▸ Given data:
--- start ---
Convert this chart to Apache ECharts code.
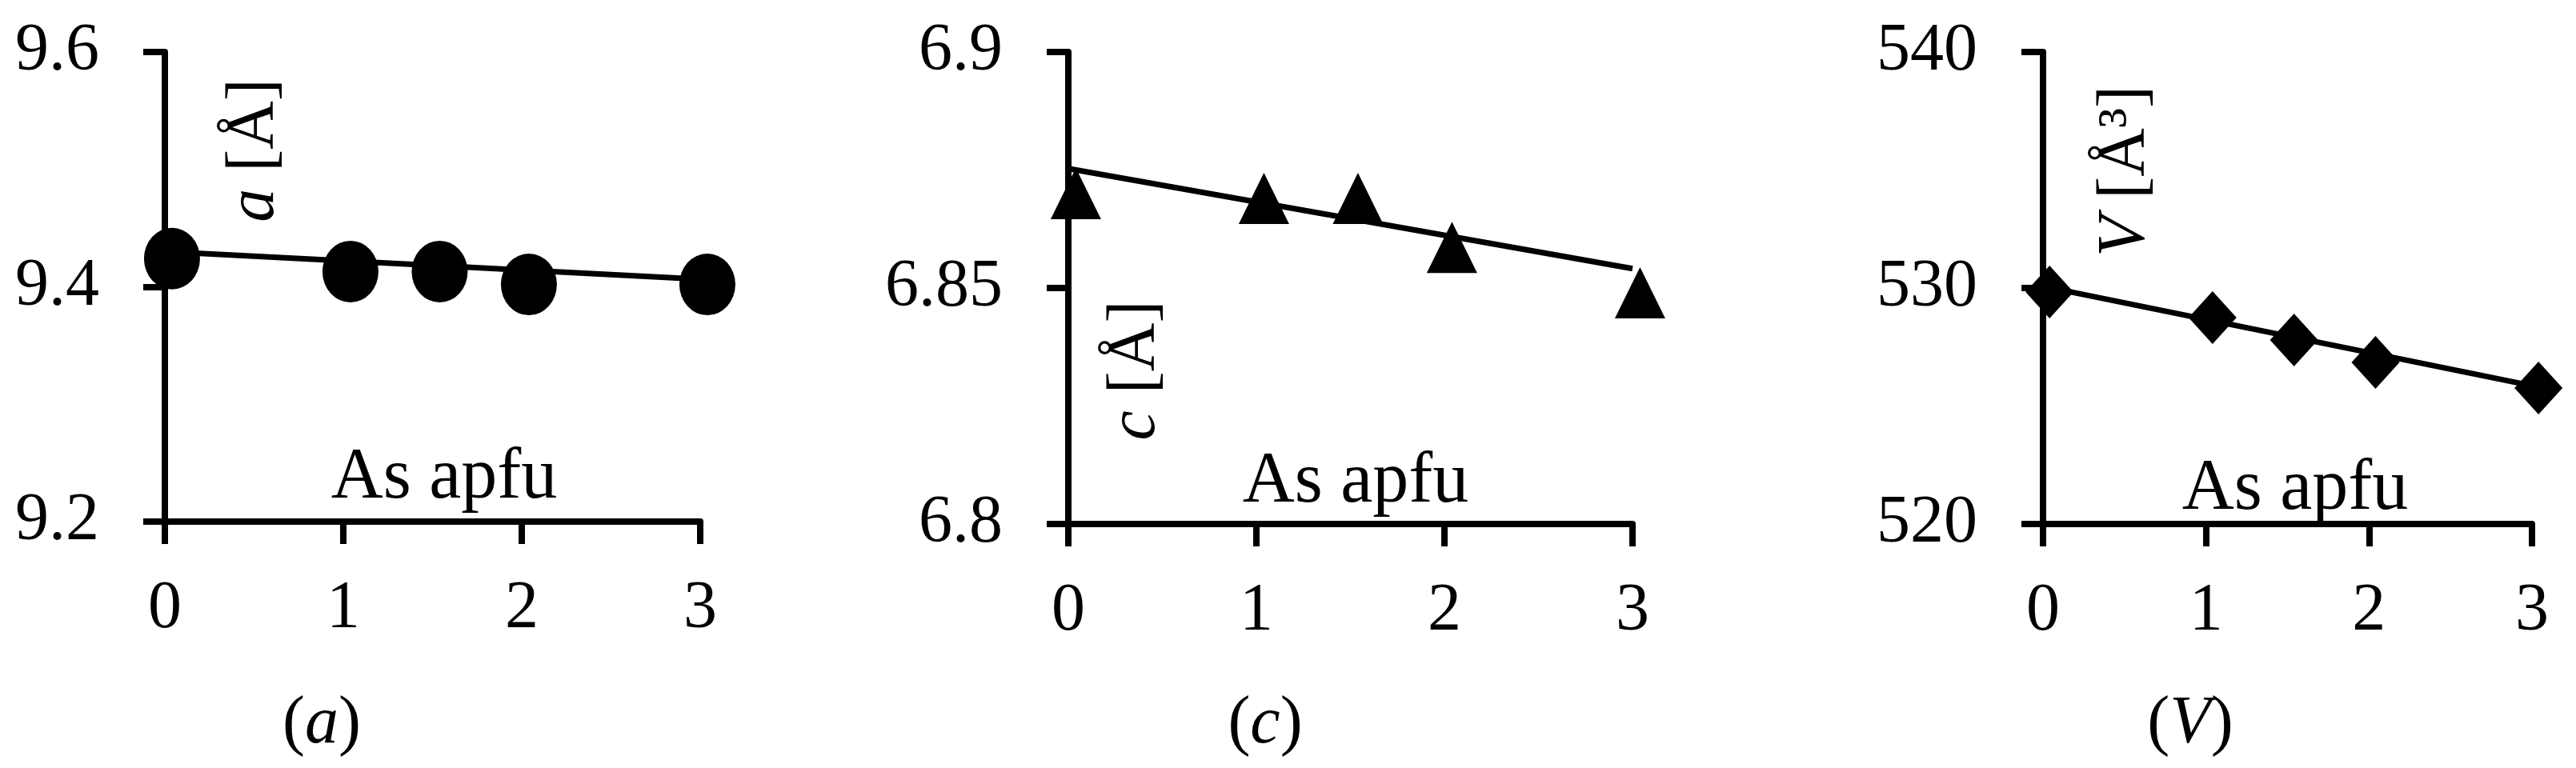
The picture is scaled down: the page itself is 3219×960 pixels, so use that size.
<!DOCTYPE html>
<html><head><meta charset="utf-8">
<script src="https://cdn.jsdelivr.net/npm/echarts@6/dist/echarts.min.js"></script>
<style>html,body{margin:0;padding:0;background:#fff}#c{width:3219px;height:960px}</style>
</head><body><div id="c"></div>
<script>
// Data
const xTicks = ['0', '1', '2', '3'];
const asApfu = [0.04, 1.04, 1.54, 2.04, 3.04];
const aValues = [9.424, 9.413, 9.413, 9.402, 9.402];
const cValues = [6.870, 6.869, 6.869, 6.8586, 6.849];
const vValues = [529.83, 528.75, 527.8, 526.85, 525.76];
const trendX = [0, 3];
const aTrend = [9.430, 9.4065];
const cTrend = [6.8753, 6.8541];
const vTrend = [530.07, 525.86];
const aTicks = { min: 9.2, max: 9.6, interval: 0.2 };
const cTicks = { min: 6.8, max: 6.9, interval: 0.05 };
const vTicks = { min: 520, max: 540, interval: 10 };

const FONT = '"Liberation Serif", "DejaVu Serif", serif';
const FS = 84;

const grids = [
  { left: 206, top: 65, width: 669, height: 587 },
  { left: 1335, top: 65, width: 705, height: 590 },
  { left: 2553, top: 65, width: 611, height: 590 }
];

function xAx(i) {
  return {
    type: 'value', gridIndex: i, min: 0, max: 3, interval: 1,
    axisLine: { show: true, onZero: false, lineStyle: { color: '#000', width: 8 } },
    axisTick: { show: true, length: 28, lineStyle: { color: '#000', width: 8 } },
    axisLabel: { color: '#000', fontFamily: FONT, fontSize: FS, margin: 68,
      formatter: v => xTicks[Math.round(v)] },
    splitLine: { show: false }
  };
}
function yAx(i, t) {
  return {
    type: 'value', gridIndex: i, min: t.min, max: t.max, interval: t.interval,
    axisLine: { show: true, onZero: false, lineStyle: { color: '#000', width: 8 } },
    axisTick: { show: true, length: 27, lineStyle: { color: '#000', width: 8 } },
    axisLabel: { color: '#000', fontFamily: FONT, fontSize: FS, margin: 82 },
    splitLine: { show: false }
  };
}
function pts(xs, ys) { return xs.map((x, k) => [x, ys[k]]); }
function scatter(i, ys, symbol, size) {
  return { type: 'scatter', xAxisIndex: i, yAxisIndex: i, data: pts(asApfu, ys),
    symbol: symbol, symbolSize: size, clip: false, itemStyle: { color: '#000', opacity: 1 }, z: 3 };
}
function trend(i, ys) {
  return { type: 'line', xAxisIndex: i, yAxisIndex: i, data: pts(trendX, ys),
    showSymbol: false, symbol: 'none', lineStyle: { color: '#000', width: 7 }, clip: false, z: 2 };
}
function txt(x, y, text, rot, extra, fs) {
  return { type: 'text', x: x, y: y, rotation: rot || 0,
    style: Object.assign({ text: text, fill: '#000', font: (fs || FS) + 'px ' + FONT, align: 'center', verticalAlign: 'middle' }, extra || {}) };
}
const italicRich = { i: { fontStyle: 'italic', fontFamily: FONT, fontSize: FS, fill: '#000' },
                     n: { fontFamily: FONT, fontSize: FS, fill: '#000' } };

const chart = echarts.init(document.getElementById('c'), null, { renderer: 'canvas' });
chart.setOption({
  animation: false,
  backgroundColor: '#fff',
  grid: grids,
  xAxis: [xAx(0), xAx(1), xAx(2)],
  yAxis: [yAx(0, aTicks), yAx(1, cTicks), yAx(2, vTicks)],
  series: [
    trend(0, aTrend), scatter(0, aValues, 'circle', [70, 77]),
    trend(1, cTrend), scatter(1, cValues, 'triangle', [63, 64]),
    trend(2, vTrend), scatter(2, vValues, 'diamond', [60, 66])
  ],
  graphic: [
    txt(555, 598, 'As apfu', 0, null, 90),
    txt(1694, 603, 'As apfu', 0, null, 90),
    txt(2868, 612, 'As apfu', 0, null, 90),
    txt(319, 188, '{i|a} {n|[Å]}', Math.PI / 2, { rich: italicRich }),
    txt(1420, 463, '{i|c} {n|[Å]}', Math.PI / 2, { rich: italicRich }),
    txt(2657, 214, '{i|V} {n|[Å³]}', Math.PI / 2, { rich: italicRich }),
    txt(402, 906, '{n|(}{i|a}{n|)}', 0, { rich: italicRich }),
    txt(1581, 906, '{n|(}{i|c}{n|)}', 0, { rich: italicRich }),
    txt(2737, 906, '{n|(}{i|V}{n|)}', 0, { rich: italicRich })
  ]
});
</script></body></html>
--- end ---
▸ Exercise directions: Working from the data above, extract solely the lines from the one containing "The picture is" through the one containing "const FS = 84;", exactly as they appear, both included.

▸ Final result:
The picture is scaled down: the page itself is 3219×960 pixels, so use that size.
<!DOCTYPE html>
<html><head><meta charset="utf-8">
<script src="https://cdn.jsdelivr.net/npm/echarts@6/dist/echarts.min.js"></script>
<style>html,body{margin:0;padding:0;background:#fff}#c{width:3219px;height:960px}</style>
</head><body><div id="c"></div>
<script>
// Data
const xTicks = ['0', '1', '2', '3'];
const asApfu = [0.04, 1.04, 1.54, 2.04, 3.04];
const aValues = [9.424, 9.413, 9.413, 9.402, 9.402];
const cValues = [6.870, 6.869, 6.869, 6.8586, 6.849];
const vValues = [529.83, 528.75, 527.8, 526.85, 525.76];
const trendX = [0, 3];
const aTrend = [9.430, 9.4065];
const cTrend = [6.8753, 6.8541];
const vTrend = [530.07, 525.86];
const aTicks = { min: 9.2, max: 9.6, interval: 0.2 };
const cTicks = { min: 6.8, max: 6.9, interval: 0.05 };
const vTicks = { min: 520, max: 540, interval: 10 };

const FONT = '"Liberation Serif", "DejaVu Serif", serif';
const FS = 84;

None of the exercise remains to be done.